── Supplied data ──

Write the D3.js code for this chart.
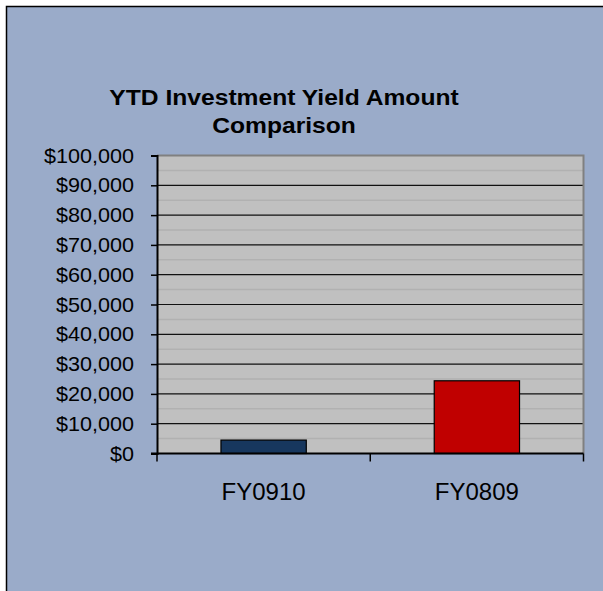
<!DOCTYPE html>
<html>
<head>
<meta charset="utf-8">
<script src="https://cdn.jsdelivr.net/npm/d3@7"></script>
<style>
  html, body { margin: 0; padding: 0; background: #fff; }
  svg { display: block; font-family: "Liberation Sans", Arial, sans-serif; }
</style>
</head>
<body>
<svg id="chart"></svg>
<script>
// chart data
const categories = ["FY0910", "FY0809"];
const amounts = [4500, 24400];
const barColors = ["#17375e", "#c00000"];
const yTicks = [0, 10000, 20000, 30000, 40000, 50000, 60000, 70000, 80000, 90000, 100000];
const minorTicks = [5000, 15000, 25000, 35000, 45000, 55000, 65000, 75000, 85000, 95000];
const titleLines = ["YTD Investment Yield Amount", "Comparison"];

const width = 603, height = 591;
const plot = { left: 157, top: 155.5, right: 583.5, bottom: 453.5 };

const svg = d3.select("#chart")
    .attr("width", width)
    .attr("height", height);

// outer frame (runs past the right and bottom edge)
svg.append("rect")
    .attr("x", 6.5).attr("y", 6.5)
    .attr("width", 640).attr("height", 640)
    .attr("fill", "#9aabc9")
    .attr("stroke", "#000")
    .attr("stroke-width", 1.5);

const x = d3.scaleBand()
    .domain(categories)
    .range([plot.left, plot.right])
    .paddingInner(0.6)
    .paddingOuter(0.3);

const y = d3.scaleLinear()
    .domain([0, 100000])
    .range([plot.bottom, plot.top]);

// plot area
svg.append("rect")
    .attr("x", plot.left).attr("y", plot.top)
    .attr("width", plot.right - plot.left)
    .attr("height", plot.bottom - plot.top)
    .attr("fill", "#c0c0c0");

// minor gridlines
svg.append("g").selectAll("line")
    .data(minorTicks)
    .join("line")
    .attr("x1", plot.left).attr("x2", plot.right)
    .attr("y1", d => y(d)).attr("y2", d => y(d))
    .attr("stroke", "#b1b1b1")
    .attr("stroke-width", 1.5);

// major gridlines
svg.append("g").selectAll("line")
    .data(yTicks.filter(d => d > 0 && d < 100000))
    .join("line")
    .attr("x1", plot.left).attr("x2", plot.right)
    .attr("y1", d => y(d)).attr("y2", d => y(d))
    .attr("stroke", "#111")
    .attr("stroke-width", 1.2);

// plot border top / right
svg.append("path")
    .attr("d", `M${plot.left},${plot.top}H${plot.right}V${plot.bottom}`)
    .attr("fill", "none")
    .attr("stroke", "#808080")
    .attr("stroke-width", 2);

// bars
svg.append("g").selectAll("rect")
    .data(categories)
    .join("rect")
    .attr("x", d => x(d))
    .attr("width", x.bandwidth())
    .attr("y", (d, i) => y(amounts[i]))
    .attr("height", (d, i) => y(0) - y(amounts[i]))
    .attr("fill", (d, i) => barColors[i])
    .attr("stroke", "#000")
    .attr("stroke-width", 1.2);

// y axis
const yAxis = svg.append("g")
    .attr("transform", `translate(${plot.left},0)`)
    .call(d3.axisLeft(y).tickValues(yTicks).tickSize(6).tickFormat(() => ""));
yAxis.select(".domain").attr("stroke", "#000").attr("stroke-width", 2);
yAxis.selectAll(".tick line").attr("stroke", "#000").attr("stroke-width", 1.5);

svg.append("g").selectAll("text")
    .data(yTicks)
    .join("text")
    .attr("transform", d => `translate(134,${y(d) + 7}) scale(1.08,1)`)
    .attr("text-anchor", "end")
    .attr("font-size", 20)
    .attr("fill", "#000")
    .text(d => "$" + d3.format(",")(d));

// x axis
const xEdges = d3.range(categories.length + 1)
    .map(i => plot.left + i * (plot.right - plot.left) / categories.length);
svg.append("line")
    .attr("x1", plot.left - 6).attr("x2", plot.right)
    .attr("y1", plot.bottom).attr("y2", plot.bottom)
    .attr("stroke", "#000").attr("stroke-width", 2);
svg.append("g").selectAll("line")
    .data(xEdges)
    .join("line")
    .attr("x1", d => d).attr("x2", d => d)
    .attr("y1", plot.bottom).attr("y2", plot.bottom + 8)
    .attr("stroke", "#000").attr("stroke-width", 1.5);

svg.append("g").selectAll("text")
    .data(categories)
    .join("text")
    .attr("x", d => x(d) + x.bandwidth() / 2)
    .attr("y", 500)
    .attr("text-anchor", "middle")
    .attr("font-size", 24)
    .attr("fill", "#000")
    .text(d => d);

// title
svg.append("g").selectAll("text")
    .data(titleLines)
    .join("text")
    .attr("transform", (d, i) => `translate(284,${105 + i * 28}) scale(1.12,1)`)
    .attr("text-anchor", "middle")
    .attr("font-size", 22)
    .attr("font-weight", "bold")
    .attr("fill", "#000")
    .text(d => d);
</script>
</body>
</html>
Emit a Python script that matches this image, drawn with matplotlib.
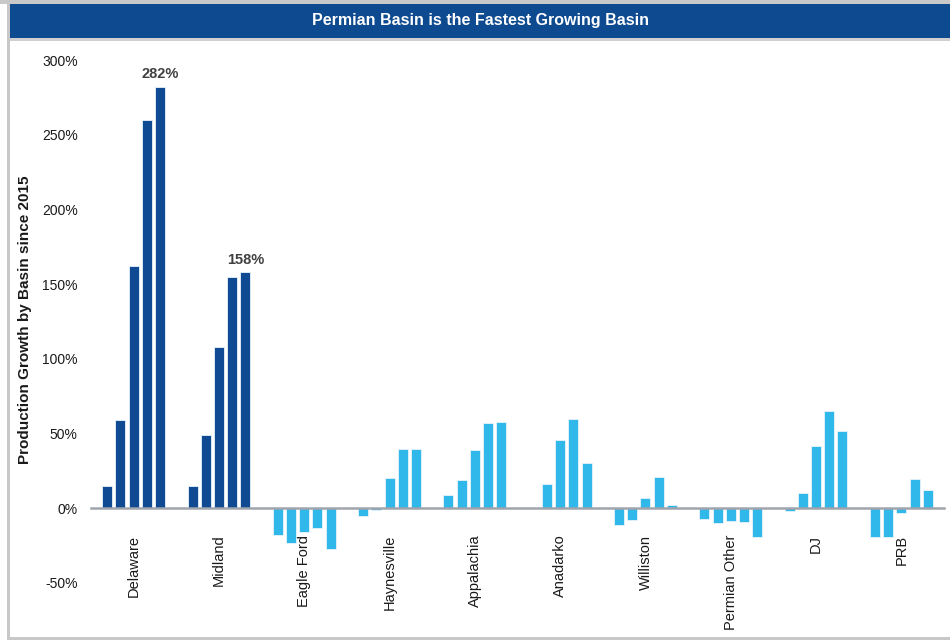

───

The problem -> In the entries above, find each line with the word "script" and show it.

Answer for the task ->
<script src="https://cdn.jsdelivr.net/npm/d3@7"></script>
<script>
</script>
Emit a Python script that matches this image, drawn with matplotlib.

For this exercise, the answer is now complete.